Dichiaratamente gay e dichiaramente fan degli Abba (“il mio gruppo preferito di tutti i tempi”), Stephin Merritt ha una voce che è una via di mezzo fra Johnny Cash e Ian Curtis (ma senza l’esibita disperazione dell’ultimo) e scrive canzoni che lanciano ponti fra i Beach Boys e i Pet Shop Boys, fra Cole Porter e i Byrds, fra Burt Bacharach e i Soft Cell, fra Phil Spector e David Sylvian, che recano in sé tracce del folk revival inglese dei ’60 come del folk-rock psichedelico californiano, della canzonetta francese o del techno-pop di inizio anni ’80. Un Elvis Costello con sulle labbra un radioso sorriso in luogo di un sardonico ghigno. Un Andy Partridge domiciliato a Nashville. Addirittura (ha scritto “Q”) un William Shakespeare (quello dei sonetti amorosi) rinato a New York. Una Big Apple (aggiungo io) in cui il CBGB’s si trova a Broadway.

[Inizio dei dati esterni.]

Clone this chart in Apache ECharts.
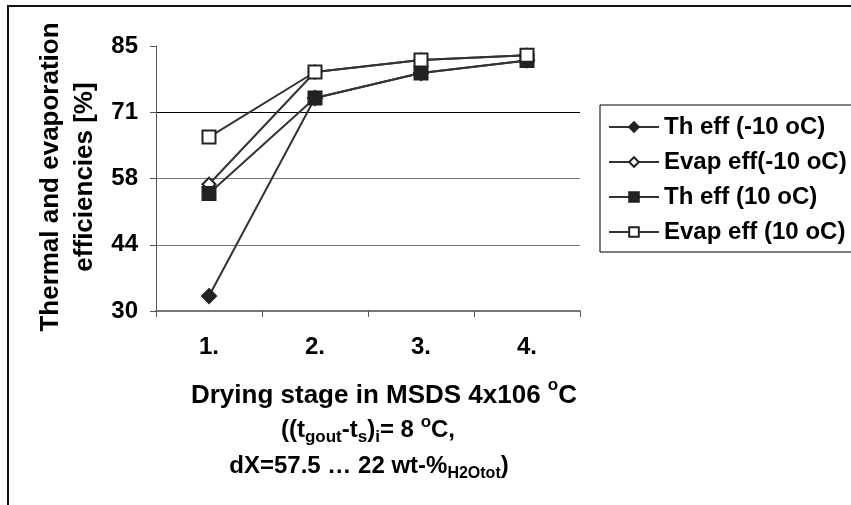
<!DOCTYPE html>
<html>
<head>
<meta charset="utf-8">
<script src="https://cdn.jsdelivr.net/npm/echarts@6/dist/echarts.min.js"></script>
<style>
  html, body { margin: 0; padding: 0; background: #fff; }
  #chart { width: 851px; height: 505px; }
</style>
</head>
<body>
<div id="chart"></div>
<script>
// Drying stages on the category axis
const stages = ['1.', '2.', '3.', '4.'];

// Efficiencies [%] per stage
const thEffMinus10 = [33.1, 74.2, 79.4, 82.0];
const evapEffMinus10 = [56.3, 79.6, 82.1, 83.1];
const thEff10 = [54.4, 74.2, 79.4, 82.0];
const evapEff10 = [66.1, 79.6, 82.1, 83.1];

// Value-axis tick positions (labels are shown rounded)
const yTicks = [30, 43.75, 57.5, 71.25, 85];

const seriesNames = ['Th eff (-10 oC)', 'Evap eff(-10 oC)', 'Th eff (10 oC)', 'Evap eff (10 oC)'];

const FONT = '"Liberation Sans", Arial, sans-serif';
const ink = '#222';

function lineSeries(name, data, symbol, size) {
  return {
    name: name,
    type: 'line',
    data: data,
    symbol: symbol,
    symbolSize: size,
    lineStyle: { color: '#333', width: 2 },
    itemStyle: { color: ink, borderColor: ink, borderWidth: 2 },
    emphasis: { disabled: true },
    animation: false
  };
}

const chart = echarts.init(document.getElementById('chart'), null, { renderer: 'canvas' });

function bold(size, extra) {
  return Object.assign({ fontFamily: FONT, fontWeight: 'bold', fontSize: size, fill: '#000', lineHeight: 32 }, extra || {});
}

chart.setOption({
  animation: false,
  backgroundColor: '#fff',
  grid: { left: 156, top: 46, width: 424, height: 265, containLabel: false },
  xAxis: {
    type: 'category',
    data: stages,
    boundaryGap: true,
    axisLine: { lineStyle: { color: '#777', width: 2 } },
    axisTick: { show: true, alignWithLabel: false, length: 6, lineStyle: { color: '#555', width: 1 } },
    axisLabel: { margin: 24, color: '#000', fontFamily: FONT, fontWeight: 'bold', fontSize: 24 },
    splitLine: { show: false }
  },
  yAxis: {
    type: 'value',
    min: 30,
    max: 85,
    axisLine: { show: true, lineStyle: { color: '#555', width: 1 } },
    axisTick: { show: true, inside: false, length: 6, customValues: yTicks, lineStyle: { color: '#555' } },
    axisLabel: {
      customValues: yTicks,
      margin: 18,
      color: '#000', fontFamily: FONT, fontWeight: 'bold', fontSize: 24,
      formatter: v => String(Math.round(v))
    },
    splitLine: {
      show: true,
      lineStyle: { color: ['#777', '#777', '#777', '#000', 'rgba(0,0,0,0)'], width: 1 }
    }
  },
  legend: {
    orient: 'vertical',
    left: 600,
    top: 105,
    data: seriesNames,
    itemWidth: 50,
    itemHeight: 12,
    itemGap: 11,
    padding: [10, 40, 8, 8],
    borderColor: '#000',
    borderWidth: 1,
    backgroundColor: '#fff',
    textStyle: { color: '#000', fontFamily: FONT, fontWeight: 'bold', fontSize: 24 },
    selectedMode: false
  },
  series: [
    lineSeries(seriesNames[0], thEffMinus10, 'diamond', 14),
    lineSeries(seriesNames[1], evapEffMinus10, 'emptyDiamond', 13),
    lineSeries(seriesNames[2], thEff10, 'rect', 13),
    lineSeries(seriesNames[3], evapEff10, 'emptyRect', 13)
  ],
  graphic: [
    // outer frame
    {
      type: 'rect', silent: true, z: 100,
      shape: { x: 8, y: 6, width: 1000, height: 700 },
      style: { fill: null, stroke: '#111', lineWidth: 2 }
    },
    // value-axis title (two lines, rotated)
    {
      type: 'text', silent: true,
      x: 68, y: 177, rotation: Math.PI / 2,
      style: {
        text: 'Thermal and evaporation\nefficiencies [%]',
        align: 'center', verticalAlign: 'middle',
        fontFamily: FONT, fontWeight: 'bold', fontSize: 26, lineHeight: 34, fill: '#000'
      }
    },
    // category-axis title, line 1
    {
      type: 'text', silent: true, x: 384, y: 393,
      style: {
        text: '{n|Drying stage in MSDS 4x106 }{sp|o}{n|C}',
        align: 'center', verticalAlign: 'middle',
        rich: {
          n: bold(26, { verticalAlign: 'bottom' }),
          sp: bold(17, { verticalAlign: 'top' })
        }
      }
    },
    // line 2
    {
      type: 'text', silent: true, x: 368, y: 430,
      style: {
        text: '{n|((t}{sb|gout}{n|-t}{sb|s}{n|)}{sb|i}{n|= 8 }{sp|o}{n|C,}',
        align: 'center', verticalAlign: 'middle',
        rich: {
          n: bold(24, { verticalAlign: 'middle' }),
          sb: bold(17, { verticalAlign: 'bottom' }),
          sp: bold(17, { verticalAlign: 'top' })
        }
      }
    },
    // line 3
    {
      type: 'text', silent: true, x: 369, y: 466,
      style: {
        text: '{n|dX=57.5 \u2026 22 wt-%}{sb|H2Otot}{n|)}',
        align: 'center', verticalAlign: 'middle',
        rich: {
          n: bold(24, { verticalAlign: 'middle' }),
          sb: bold(16, { verticalAlign: 'bottom' })
        }
      }
    }
  ]
});
</script>
</body>
</html>
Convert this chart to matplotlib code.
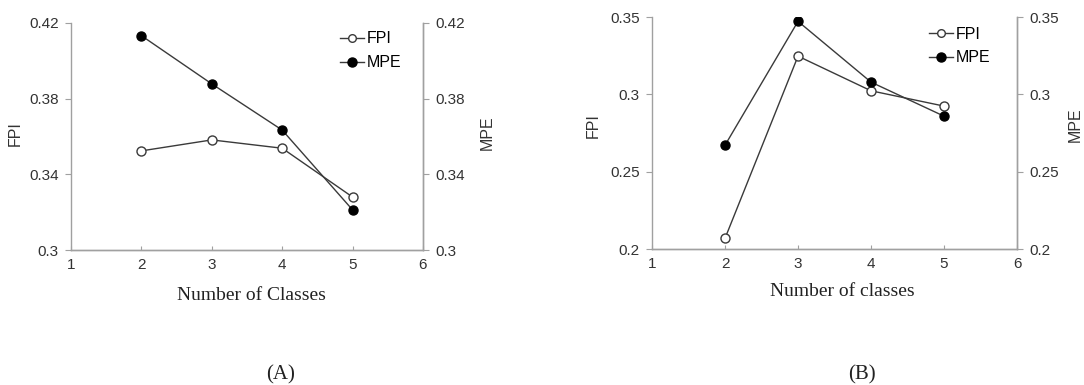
import matplotlib.pyplot as plt
from matplotlib.lines import Line2D

# panel data
classes = [2, 3, 4, 5]
fpi_a = [0.3524, 0.3582, 0.3538, 0.3280]
mpe_a = [0.4133, 0.3878, 0.3634, 0.3212]
fpi_b = [0.2069, 0.3247, 0.3023, 0.2924]
mpe_b = [0.2671, 0.3472, 0.3079, 0.2859]

yticks_a = [0.3, 0.34, 0.38, 0.42]
ytick_labels_a = ['0.3', '0.34', '0.38', '0.42']
yticks_b = [0.2, 0.25, 0.3, 0.35]
ytick_labels_b = ['0.2', '0.25', '0.3', '0.35']
xticks = [1, 2, 3, 4, 5, 6]

line_col = '#3a3a3a'
axis_col = '#a0a0a0'
text_col = '#333333'
sans = ['Liberation Sans', 'DejaVu Sans']
serif = ['Liberation Serif', 'DejaVu Serif']

fig = plt.figure(figsize=(10.84, 3.85), dpi=100)


def panel(rect, fpi, mpe, yticks, ylabels, xlabel, xlabel_xy, tag, tag_x, leg_xy, lab_x):
    ax = fig.add_axes(rect)
    ax2 = ax.twinx()
    for a in (ax, ax2):
        a.set_ylim(yticks[0], yticks[-1])
        a.set_yticks(yticks)
        a.set_yticklabels(ylabels, family=sans, fontsize=11, color=text_col)
        a.spines['top'].set_visible(False)
        for s in ('left', 'right', 'bottom'):
            a.spines[s].set_color(axis_col)
            a.spines[s].set_linewidth(1.0)
        a.tick_params(axis='y', color=axis_col, length=4, pad=5)
    ax.set_xlim(1, 6)
    ax.set_xticks(xticks)
    ax.set_xticklabels([str(x) for x in xticks], family=sans, fontsize=11, color=text_col)
    ax.tick_params(axis='x', color=axis_col, direction='in', length=3, pad=6)
    ax2.spines['left'].set_visible(False)

    ax.plot(classes, fpi, color=line_col, lw=1.0, marker='o', ms=6.5,
            mfc='white', mec=line_col, mew=1.0, zorder=3)
    ax2.plot(classes, mpe, color=line_col, lw=1.0, marker='o', ms=6.5,
             mfc='black', mec='black', zorder=3)

    ax.set_ylabel('FPI', family=sans, fontsize=11.5, color=text_col)
    ax2.set_ylabel('MPE', family=sans, fontsize=11.5, color=text_col)
    ax.yaxis.set_label_coords(lab_x[0], lab_x[2])
    ax2.yaxis.set_label_coords(lab_x[1], lab_x[2])
    fig.text(xlabel_xy[0], xlabel_xy[1], xlabel, family=serif, fontsize=14,
             ha='center', va='center', color='#222222')

    handles = [
        Line2D([], [], color=line_col, lw=1.0, marker='o', ms=5.5, mfc='white', mec=line_col),
        Line2D([], [], color=line_col, lw=1.0, marker='o', ms=6.5, mfc='black', mec='black'),
    ]
    fig.legend(handles, ['FPI', 'MPE'], loc='upper left', bbox_to_anchor=leg_xy,
               bbox_transform=fig.transFigure, frameon=False, borderpad=0,
               borderaxespad=0, handlelength=1.5, handletextpad=0.2,
               labelspacing=0.55, prop={'family': sans, 'size': 11.5})
    fig.text(tag_x, 0.026, tag, family=serif, fontsize=15,
             ha='center', va='center', color='#222222')
    return ax


panel([0.0655, 0.3506, 0.3247, 0.5897], fpi_a, mpe_a, yticks_a, ytick_labels_a,
      'Number of Classes', (0.2316, 0.2312), '(A)', 0.2592, (0.3137, 0.9182),
      (-0.136, 1.162, 0.515))
panel([0.6015, 0.3532, 0.3367, 0.6026], fpi_b, mpe_b, yticks_b, ytick_labels_b,
      'Number of classes', (0.7768, 0.2416), '(B)', 0.7952, (0.857, 0.931),
      (-0.140, 1.140, 0.534))

fig.savefig('out.png', dpi=100)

Proprio come progetto di musical era nato questo “69 Love Songs”. In origine Merritt prevedeva di fare cifra tonda e scrivere cento brani per la bisogna. Ma anche a due minuti cadauno facevano quasi tre ore e mezza; troppo. Ha allora pensato di comporne quaranta, ma gli pareva una cifra anonima. E allora perché non sessantanove? Evidente sottinteso erotico e opportunità di un elegante gioco grafico in copertina. Sessantasette gioielli e due scherzi (Punk Love ed Experimental Music Love). Quando è stata l’ultima volta che avete ascoltato da un autore contemporaneo, di seguito, sessantasette canzoni una più memorabile dell’altra? Le avete mai ascoltate da chiunque in un box non antologico? Lavoro di straordinaria fruibilità (quasi tre ore che passano in un lampo e poi si ricomincia), “69 Love Songs”. E di stupefacente varietà. Alla trotterellante, solare, irresistibile melodia di I Think I Need A New Heart va dietro la triste serenata di The Book Of Love, ai Suicide in vena di romanticismo di Fido, Your Leash Is Too Long l’“acapella” di How Fucking Romantic, al jazzetto sghembo di Love Is Like Jazz gli OMD americanizzati di When My Boy Walks Down The Street, alla filastrocca irlandese di Wi’ Nae Wee Bairn Ye’ll Me Beget l’incontro fra Cocteau Twins e Go-Betweens di Yeah! Oh, Yeah!. Bellissimi pure i testi, che meriterebbero pagine e pagine di esegesi.
“Non innamorarti di me ancora/ci siamo conosciuti solo di recente”, canta Stephin Merritt giusto all’inizio. Impossibile non disobbedirgli.
Pubblicato per la prima volta su “Audio Review”, n.209, gennaio 2001.